== PROBLEM REQUIREMENTS ==
Using the listing below, please gather every line containing the word "chart".

______________________________

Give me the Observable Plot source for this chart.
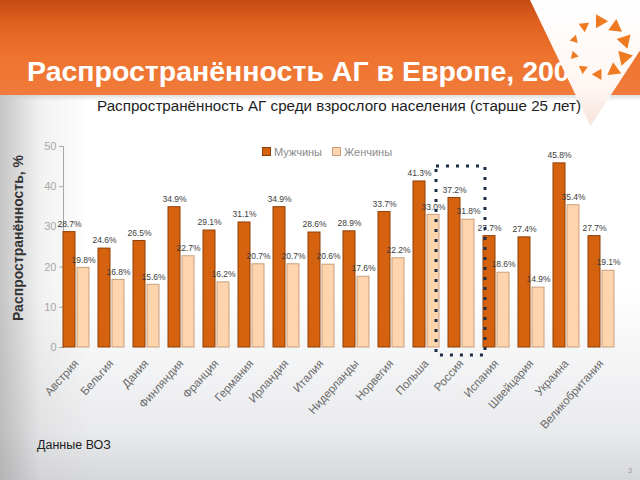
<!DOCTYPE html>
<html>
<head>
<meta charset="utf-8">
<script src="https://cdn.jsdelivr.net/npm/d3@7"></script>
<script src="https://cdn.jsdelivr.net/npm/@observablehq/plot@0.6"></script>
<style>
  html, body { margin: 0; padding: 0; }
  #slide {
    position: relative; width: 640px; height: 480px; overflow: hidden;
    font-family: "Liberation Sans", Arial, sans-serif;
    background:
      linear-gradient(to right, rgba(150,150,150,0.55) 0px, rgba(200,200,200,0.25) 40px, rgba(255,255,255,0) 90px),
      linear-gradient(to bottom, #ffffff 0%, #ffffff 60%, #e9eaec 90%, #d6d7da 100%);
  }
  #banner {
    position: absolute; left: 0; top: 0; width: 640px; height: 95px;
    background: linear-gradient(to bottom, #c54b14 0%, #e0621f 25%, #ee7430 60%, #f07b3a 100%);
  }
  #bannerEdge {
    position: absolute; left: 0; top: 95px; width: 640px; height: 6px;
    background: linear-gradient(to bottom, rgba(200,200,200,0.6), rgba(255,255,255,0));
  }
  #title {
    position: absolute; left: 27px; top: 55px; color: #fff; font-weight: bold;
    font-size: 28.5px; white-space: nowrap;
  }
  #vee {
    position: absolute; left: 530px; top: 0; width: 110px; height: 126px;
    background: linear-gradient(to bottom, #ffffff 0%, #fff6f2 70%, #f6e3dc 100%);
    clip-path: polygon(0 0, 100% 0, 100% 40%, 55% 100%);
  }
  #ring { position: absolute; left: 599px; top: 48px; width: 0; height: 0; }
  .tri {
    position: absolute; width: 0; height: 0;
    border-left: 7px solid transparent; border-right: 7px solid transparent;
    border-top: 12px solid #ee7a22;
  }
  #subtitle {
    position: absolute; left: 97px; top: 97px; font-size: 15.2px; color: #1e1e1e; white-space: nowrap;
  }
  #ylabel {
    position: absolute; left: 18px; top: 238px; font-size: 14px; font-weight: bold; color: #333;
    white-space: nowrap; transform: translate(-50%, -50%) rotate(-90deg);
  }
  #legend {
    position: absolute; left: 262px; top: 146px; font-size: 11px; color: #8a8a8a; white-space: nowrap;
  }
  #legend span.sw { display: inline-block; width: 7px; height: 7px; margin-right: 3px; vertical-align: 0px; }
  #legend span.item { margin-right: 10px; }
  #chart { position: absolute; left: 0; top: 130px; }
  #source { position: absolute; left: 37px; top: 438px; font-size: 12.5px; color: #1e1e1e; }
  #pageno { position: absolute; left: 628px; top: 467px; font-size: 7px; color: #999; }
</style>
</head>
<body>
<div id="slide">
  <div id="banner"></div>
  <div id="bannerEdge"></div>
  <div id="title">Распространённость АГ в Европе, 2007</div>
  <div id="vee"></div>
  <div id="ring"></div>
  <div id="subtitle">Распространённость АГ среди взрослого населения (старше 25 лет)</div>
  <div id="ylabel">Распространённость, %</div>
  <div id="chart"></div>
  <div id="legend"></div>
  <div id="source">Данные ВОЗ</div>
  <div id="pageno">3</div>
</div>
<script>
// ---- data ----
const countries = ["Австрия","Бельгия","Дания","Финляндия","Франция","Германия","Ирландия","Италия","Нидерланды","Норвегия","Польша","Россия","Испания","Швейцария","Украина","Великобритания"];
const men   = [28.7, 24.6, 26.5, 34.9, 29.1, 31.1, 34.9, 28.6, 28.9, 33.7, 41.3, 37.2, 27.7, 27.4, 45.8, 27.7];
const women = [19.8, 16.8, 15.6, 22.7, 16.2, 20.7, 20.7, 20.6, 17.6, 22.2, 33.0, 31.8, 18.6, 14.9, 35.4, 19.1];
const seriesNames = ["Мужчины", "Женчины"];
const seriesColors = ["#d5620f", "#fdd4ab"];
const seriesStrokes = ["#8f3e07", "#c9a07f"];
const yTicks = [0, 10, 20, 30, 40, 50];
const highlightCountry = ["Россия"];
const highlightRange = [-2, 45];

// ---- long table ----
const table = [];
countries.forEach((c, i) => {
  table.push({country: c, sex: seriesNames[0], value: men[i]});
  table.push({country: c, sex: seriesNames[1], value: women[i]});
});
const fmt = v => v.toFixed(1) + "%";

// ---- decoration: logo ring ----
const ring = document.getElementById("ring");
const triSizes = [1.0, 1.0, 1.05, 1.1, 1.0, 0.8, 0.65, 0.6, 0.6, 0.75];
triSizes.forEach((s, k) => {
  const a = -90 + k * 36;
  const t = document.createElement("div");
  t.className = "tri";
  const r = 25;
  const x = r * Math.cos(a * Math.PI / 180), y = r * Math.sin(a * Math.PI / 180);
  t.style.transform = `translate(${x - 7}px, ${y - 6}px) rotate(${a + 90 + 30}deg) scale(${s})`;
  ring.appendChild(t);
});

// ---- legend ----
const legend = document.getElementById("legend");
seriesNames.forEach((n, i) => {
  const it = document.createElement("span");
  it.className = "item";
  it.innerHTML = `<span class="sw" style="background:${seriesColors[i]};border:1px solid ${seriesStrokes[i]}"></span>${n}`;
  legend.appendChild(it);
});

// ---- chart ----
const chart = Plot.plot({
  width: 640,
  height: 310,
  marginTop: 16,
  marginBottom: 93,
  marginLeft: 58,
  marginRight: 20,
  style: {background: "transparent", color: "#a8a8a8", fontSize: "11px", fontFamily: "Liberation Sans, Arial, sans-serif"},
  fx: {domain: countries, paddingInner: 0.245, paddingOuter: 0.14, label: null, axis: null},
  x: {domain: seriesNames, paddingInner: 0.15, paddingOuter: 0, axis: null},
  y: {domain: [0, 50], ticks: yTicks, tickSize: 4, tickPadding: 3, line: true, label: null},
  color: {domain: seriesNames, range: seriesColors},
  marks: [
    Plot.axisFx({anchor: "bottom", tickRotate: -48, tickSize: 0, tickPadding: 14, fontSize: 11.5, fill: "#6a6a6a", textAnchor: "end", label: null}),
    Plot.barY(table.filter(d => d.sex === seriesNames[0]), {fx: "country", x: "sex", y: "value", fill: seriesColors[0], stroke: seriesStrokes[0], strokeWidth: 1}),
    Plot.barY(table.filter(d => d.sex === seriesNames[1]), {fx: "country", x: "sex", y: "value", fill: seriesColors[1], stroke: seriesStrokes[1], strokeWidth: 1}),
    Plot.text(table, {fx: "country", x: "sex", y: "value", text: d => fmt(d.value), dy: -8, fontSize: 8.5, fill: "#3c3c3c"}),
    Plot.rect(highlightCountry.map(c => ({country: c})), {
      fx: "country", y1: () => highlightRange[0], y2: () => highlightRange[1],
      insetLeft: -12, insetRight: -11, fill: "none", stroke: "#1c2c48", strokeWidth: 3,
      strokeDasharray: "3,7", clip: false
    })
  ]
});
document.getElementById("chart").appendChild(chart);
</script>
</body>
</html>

______________________________

== ANSWER TO THIS PROBLEM ==
Give me the Observable Plot source for this chart.
  #chart { position: absolute; left: 0; top: 130px; }
  <div id="chart"></div>
// ---- chart ----
const chart = Plot.plot({
document.getElementById("chart").appendChild(chart);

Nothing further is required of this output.